Why Portugal works for beginners

The Portuguese coast is mostly sand-bottom, which means falling has fewer consequences than on a reef. The Atlantic energy is real (you’re learning in the same ocean as the pros), but the shoreline geometry gives you long stretches of forgiving beach break suitable for first whitewater rides and early unbroken-wave attempts.

The surf-camp industry here is also mature. The biggest schools have been running daily lessons for 15 to 20 years, with codified progression paths, lifeguarded zones, and instructors who routinely teach beginners from northern Europe and the US. That accumulated experience is what makes the difference between a memorable week and a frustrating one.

The best regions for first-timers

Peniche and Baleal are arguably the best mainland beginner setup. The east-side bays of Baleal stay sheltered when the open coast is too big, so you get usable lesson conditions on more days of the week than in most other regions.

The central Algarve is the easiest entry into Portugal: warm water, gentle south-facing beaches, and the strongest family-friendly infrastructure in the country. Caparica (south of Lisbon) is the right call if you also want a city base. Ericeira works for beginners in shoulder seasons with a camp that knows which beach to use on each tide, but it can be intimidating in winter.

When to come as a beginner

April to June and September to early November are the sweet spots: long days, water in the 16 to 19 °C range (a 3/2mm wetsuit covers most of it), and consistent but not aggressive surf. July and August are the safest call for total beginners if you don’t mind crowds: smaller waves, warmer water (up to 21 °C), and the most social camp atmosphere. December to March is best avoided as a first surf week unless you’re going specifically to the south Algarve.

What a beginner week actually looks like

A typical day at a well-run beginner camp: breakfast, a check on conditions and a quick theory briefing (waves, tides, the day’s plan), a 90 to 120 minute lesson on the beach, lunch, a break, and either a second session or video review depending on the camp. After two or three days most people are catching whitewater consistently, by day five many are riding green unbroken waves. By the end of the week the goal is usually one or two clean stand-ups on a small unbroken wave.

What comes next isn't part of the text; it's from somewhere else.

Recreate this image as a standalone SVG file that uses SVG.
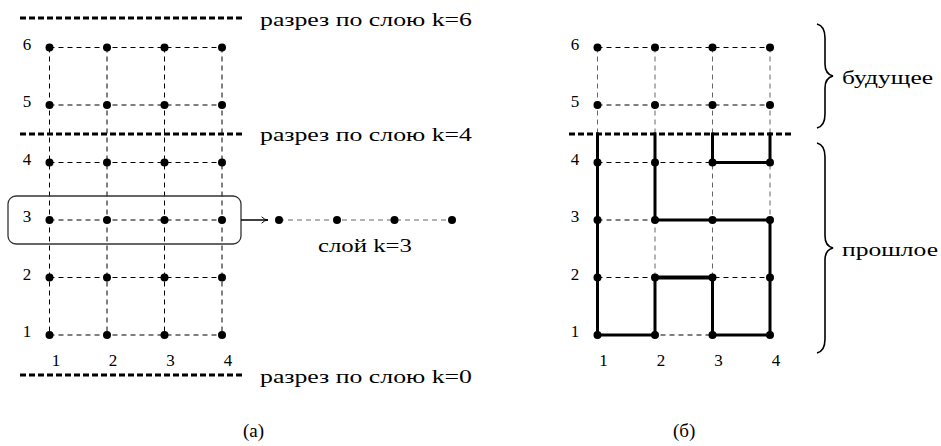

Look for camps that split students by ability after day one, that include unstructured beach time and free board hire (so you can practise outside lessons), and that have a hard cap on instructor-to-student ratio (six to one or better is good).

How we match you

Tell us your dates, group composition, fitness level, and any preferences (warmer water, family-friendly, social vibe, etc). We respond within 24 hours with two or three beginner camps that actually fit, with honest notes on the season window, the kind of week to expect, and a starting budget band. You book directly with the camp.

Common questions

Can I really learn to surf in one week?
Yes, in the practical sense: by the end of a week of daily lessons, most people are confidently catching whitewater and starting on small unbroken waves. You won’t be carving, but you’ll have the foundations and the bug. A second week, even six months later, accelerates everything.
Do I need to bring my own gear?
No. All Portuguese surf camps include soft-top boards and wetsuits in the price, sized to you. Bring swimwear, a rash vest if you have one (helpful in summer), sunscreen, and a sense of humour about falling off.
How fit do I need to be?
Surfing is moderately physical (mostly paddling and getting up) but absolutely doable for any reasonably active adult. The hardest part for most beginners is paddling stamina, which improves rapidly over a week.
I’m a bit nervous about the ocean. Is that a problem?
Not at all, and you should tell us. Some camps specialise in working with hesitant beginners and use very sheltered beaches with strong lifeguard presence. The right match makes the difference between a stressful and a confidence-building week.
What does a beginner week cost?
Typical all-in beginner camp weeks run €500 to €1,100 per person depending on room type and season. Shared dorms in shoulder seasons (April to June, September to October) are the best value; private rooms in peak summer push the upper end.